The land looks ordinary enough from ground level, but aerial photography has a way of revealing what the eye misses on foot. This is a barrow, a prehistoric funerary or ceremonial monument, and what defines it here is a fosse, essentially a surrounding ditch cut into the earth, whose circular form only becomes legible when seen from above.
The site was identified through orthoimages, high-resolution aerial photographs corrected for scale and distortion, taken by Ordnance Survey Ireland between 2005 and 2012. A further, fainter trace of the monument appeared in Digital Globe aerial photography from 2011 to 2013. The record was compiled by Caimin O'Brien, drawing on details provided by Alison McQueen and Vera Rahilly, and uploaded to the national monuments database in November 2020. A related ditch barrow, catalogued separately as LI031-028, lies approximately 150 metres to the southwest, suggesting this part of the Limerick landscape once held greater ceremonial significance than its current agricultural appearance implies.
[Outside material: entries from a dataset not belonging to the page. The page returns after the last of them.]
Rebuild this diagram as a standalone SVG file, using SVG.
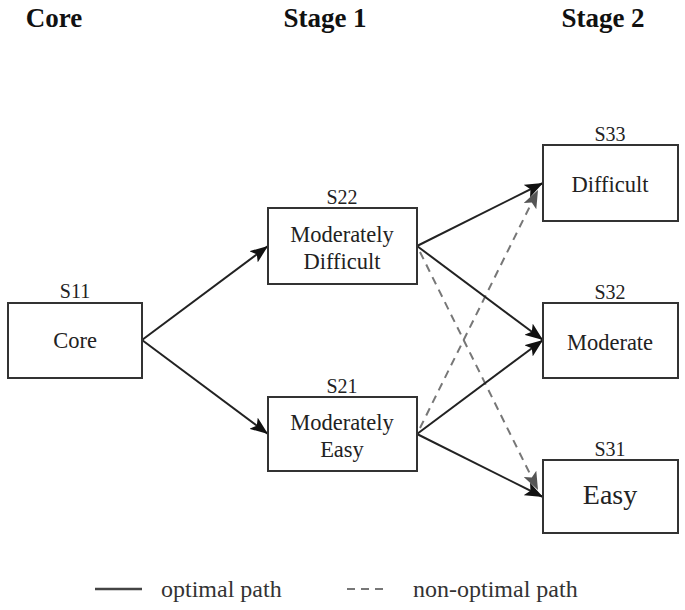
<svg xmlns="http://www.w3.org/2000/svg" width="685" height="610" viewBox="0 0 685 610">
<style>
.h{font-family:"Liberation Serif","Times New Roman",serif;font-weight:bold;font-size:27px;fill:#111;text-anchor:middle}
.t{font-family:"Liberation Serif","Times New Roman",serif;font-size:22.5px;fill:#222;text-anchor:middle}
.s{font-family:"Liberation Serif","Times New Roman",serif;font-size:20px;fill:#222;text-anchor:middle}
.lg{font-family:"Liberation Serif","Times New Roman",serif;font-size:24px;fill:#333}
.box{fill:#fff;stroke:#333;stroke-width:2}
.sol{stroke:#222;stroke-width:2;fill:none;marker-end:url(#ah)}
.das{stroke:#777;stroke-width:2;fill:none;stroke-dasharray:8 6;marker-end:url(#ahg)}
</style>
<defs>
<marker id="ah" markerUnits="userSpaceOnUse" markerWidth="19" markerHeight="14" refX="18" refY="7" orient="auto"><path d="M0,0 L18,7 L0,14 L4,7 z" fill="#111"/></marker>
<marker id="ahg" markerUnits="userSpaceOnUse" markerWidth="19" markerHeight="14" refX="18" refY="7" orient="auto"><path d="M0,0 L18,7 L0,14 L4,7 z" fill="#555"/></marker>
</defs>
<rect width="685" height="610" fill="#fff"/>
<text class="h" x="54" y="27">Core</text>
<text class="h" x="325" y="27">Stage 1</text>
<text class="h" x="603" y="27">Stage 2</text>
<g id="connectors">
<line class="das" x1="420" y1="252" x2="538" y2="490"/>
<line class="das" x1="420" y1="428" x2="538" y2="190"/>
<line class="sol" x1="142" y1="340" x2="268" y2="246"/>
<line class="sol" x1="142" y1="340" x2="268" y2="434"/>
<line class="sol" x1="417" y1="246" x2="543" y2="183"/>
<line class="sol" x1="417" y1="246" x2="543" y2="340"/>
<line class="sol" x1="417" y1="434" x2="543" y2="340"/>
<line class="sol" x1="417" y1="434" x2="543" y2="497"/>
</g>
<g id="S11">
<text class="s" x="75" y="298">S11</text>
<rect class="box" x="8" y="303" width="134" height="75"/>
<text class="t" x="75" y="348">Core</text>
</g>
<g id="S22">
<text class="s" x="342" y="204">S22</text>
<rect class="box" x="268" y="208" width="149" height="76"/>
<text class="t" x="342" y="242">Moderately</text>
<text class="t" x="342" y="269">Difficult</text>
</g>
<g id="S21">
<text class="s" x="342" y="393">S21</text>
<rect class="box" x="268" y="397" width="149" height="74"/>
<text class="t" x="342" y="430">Moderately</text>
<text class="t" x="342" y="457">Easy</text>
</g>
<g id="S33">
<text class="s" x="610" y="141">S33</text>
<rect class="box" x="543" y="145" width="135" height="76"/>
<text class="t" x="610" y="192">Difficult</text>
</g>
<g id="S32">
<text class="s" x="610" y="299">S32</text>
<rect class="box" x="543" y="303" width="135" height="75"/>
<text class="t" x="610" y="350">Moderate</text>
</g>
<g id="S31">
<text class="s" x="610" y="456">S31</text>
<rect class="box" x="543" y="460" width="135" height="73"/>
<text class="t" x="610" y="504" style="font-size:28px">Easy</text>
</g>
<g id="legend">
<line x1="95" y1="589" x2="142" y2="589" stroke="#444" stroke-width="2.5"/>
<text class="lg" x="161" y="597">optimal path</text>
<line x1="347" y1="589" x2="383" y2="589" stroke="#777" stroke-width="2" stroke-dasharray="8 6"/>
<text class="lg" x="413" y="597">non-optimal path</text>
</g>
</svg>
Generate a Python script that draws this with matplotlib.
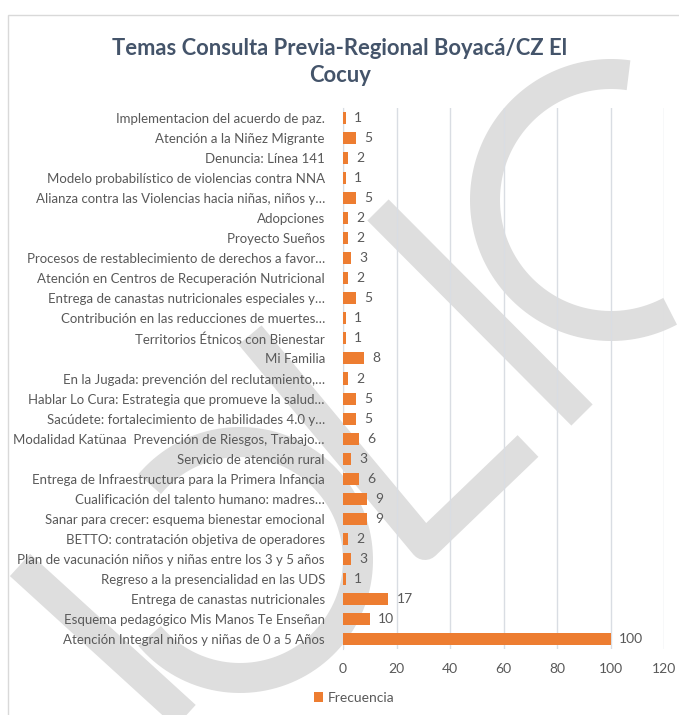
import matplotlib
matplotlib.use('Agg')
from matplotlib import pyplot as plt
from matplotlib.patches import Rectangle
import numpy as np

W, H = 679, 715

# top to bottom as shown in the chart
temas = [
    'Implementacion del acuerdo de paz.',
    'Atención a la Niñez Migrante',
    'Denuncia: Línea 141',
    'Modelo probabilístico de violencias contra NNA',
    'Alianza contra las Violencias hacia niñas, niños y…',
    'Adopciones',
    'Proyecto Sueños',
    'Procesos de restablecimiento de derechos a favor…',
    'Atención en Centros de Recuperación Nutricional',
    'Entrega de canastas nutricionales especiales y…',
    'Contribución en las reducciones de muertes…',
    'Territorios Étnicos con Bienestar',
    'Mi Familia',
    'En la Jugada: prevención del reclutamiento,…',
    'Hablar Lo Cura: Estrategia que promueve la salud…',
    'Sacúdete: fortalecimiento de habilidades 4.0 y…',
    'Modalidad Katünaa  Prevención de Riesgos, Trabajo…',
    'Servicio de atención rural',
    'Entrega de Infraestructura para la Primera Infancia',
    'Cualificación del talento humano: madres…',
    'Sanar para crecer: esquema bienestar emocional',
    'BETTO: contratación objetiva de operadores',
    'Plan de vacunación niños y niñas entre los 3 y 5 años',
    'Regreso a la presencialidad en las UDS',
    'Entrega de canastas nutricionales',
    'Esquema pedagógico Mis Manos Te Enseñan',
    'Atención Integral niños y niñas de 0 a 5 Años',
]
frecuencia = [1, 5, 2, 1, 5, 2, 2, 3, 2, 5, 1, 1, 8, 2, 5, 5, 6, 3, 6, 9, 9, 2, 3, 1, 17, 10, 100]
xticks = [0, 20, 40, 60, 80, 100, 120]

ORANGE = '#ED7D31'
TEXT = '#595959'
GRID = '#D9DDE3'
MARK = '#DEDEDE'

plt.rcParams['font.family'] = ['Lato', 'DejaVu Sans']


def px(x, y):
    # reference pixel (from top-left) -> figure fraction
    return x / W, 1 - y / H


def watermark(fig):
    lw = 30 * 72 / 100
    kw = dict(color=MARK, lw=lw, solid_capstyle='butt', transform=fig.transFigure, zorder=0)
    segs = [
        [(378, 210), (582, 415)],
        [(250, 335), (425, 545), (528, 446)],
        [(20, 565), (190, 720)],
    ]
    for seg in segs:
        xs, ys = zip(*[px(*p) for p in seg])
        fig.add_artist(plt.Line2D(xs, ys, **kw))
    arcs = [((611, 200), 126, 82, 298), ((240, 560), 118, -140, 140)]
    for (cx, cy), r, t1, t2 in arcs:
        t = np.radians(np.linspace(t1, t2, 120))
        xs, ys = zip(*[px(cx + r * np.cos(a), cy - r * np.sin(a)) for a in t])
        fig.add_artist(plt.Line2D(xs, ys, **kw))


fig = plt.figure(figsize=(W / 100, H / 100), dpi=100)
fig.patch.set_facecolor('white')
fig.add_artist(Rectangle(px(8, 716), 700, 701 / H, transform=fig.transFigure,
                         facecolor='none', edgecolor='#D9D9D9', lw=1, zorder=0))
watermark(fig)

l, b = px(343, 649)
r, t = px(664, 108)
ax = fig.add_axes([l, b, r - l, t - b])
ax.patch.set_alpha(0)

y = np.arange(len(temas))
bars = ax.barh(y, frecuencia, height=0.6, color=ORANGE, zorder=3, label='Frecuencia')
ax.bar_label(bars, padding=6, color=TEXT, fontsize=10)
ax.set_yticks(y, temas)
ax.set_ylim(len(temas) - 0.5, -0.5)
ax.set_xlim(0, 120)
ax.set_xticks(xticks)
ax.grid(axis='x', color=GRID, lw=1, zorder=2)
ax.tick_params(length=0, colors=TEXT, labelsize=10)
ax.tick_params(axis='y', pad=13, labelsize=9.5)
ax.tick_params(axis='x', pad=10)
for s in ['top', 'right', 'bottom']:
    ax.spines[s].set_visible(False)
ax.spines['left'].set_color(GRID)

fig.text(*px(340, 62), 'Temas Consulta Previa-Regional Boyacá/CZ El\nCocuy', ha='center', va='center',
         fontsize=15.8, fontweight='bold', color='#44546A', linespacing=1.4)

fig.legend(loc='center', bbox_to_anchor=px(354, 698), frameon=False, fontsize=10,
           labelcolor=TEXT, handlelength=0.7, handleheight=0.7, handletextpad=0.3)

fig.savefig('out.png', dpi=100)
The reclamation of the surrounding land, a process that typically involves drainage, levelling, and reseeding over generations, has muted much of the visible topography, making aerial and remote-sensing methods essential for detecting what remains.
Because the monument survives primarily as a subsurface feature and a cropmark visible from the air, there is little for a visitor to read at ground level. The fosse that defines the circle has been largely absorbed into the surrounding grassland, and no upstanding earthwork marks the spot. Those with access to the OSi orthophoto viewer or the National Monuments Service mapping portal can locate the site precisely and compare the aerial record for themselves, which is arguably the most rewarding way to engage with it. On the ground, the most useful approach is simply to understand that the ordinary-looking field carries something much older beneath it, invisible to anyone not already looking.